Leaders in the county and towns aim to lower tax rates so taxes on an average home won’t go up. Berger is skeptical.
“They have never been revenue-neutral once, even though they say they’re going to be,” Berger said.
The county did set a revenue-neutral rate — 20 years ago. Even if the county and towns decide to raise the same amount of revenue, some tax bills would still increase.
The revaluation’s goal was to rebalance values to bring them more in line with the market, meaning some went up faster than others over the past four years.
Homes in the Chapel Hill-Carrboro school district, for example, went up by 29 percent, while those in rural Orange County went up less than 20 percent.
“If housing values went up at a higher rate in Chapel Hill than they went up in some other part of the county, then the cost of running the county is going to get shifted onto Chapel Hill,” Mayor Kevin Foy said. “Everybody’s nervous, and with good reason.”
Both Foy and Carrboro Mayor Mark Chilton said the towns were unlikely to trim their budgets below the revenue-neutral rate because that would compromise services and infrastructure.

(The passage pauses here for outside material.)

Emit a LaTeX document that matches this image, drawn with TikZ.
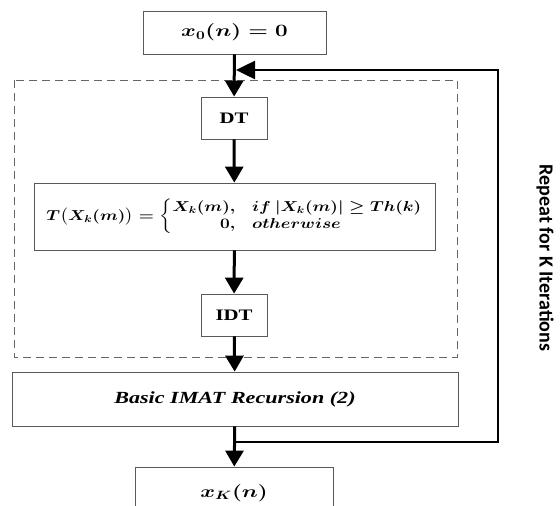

In particular, Foy resisted some citizens’ call to eliminate fare-free bus rides, saying the town would lose federal funding and it would create more traffic.
Valerie Foushee, chairwoman of the Orange County Board of Commissioners, said it was too early to say whether the county could consider spending less money next year than it is spending this year.
“We have to see what the costs of providing certain services are,” she said. “All of us realize that we can’t do business as usual.”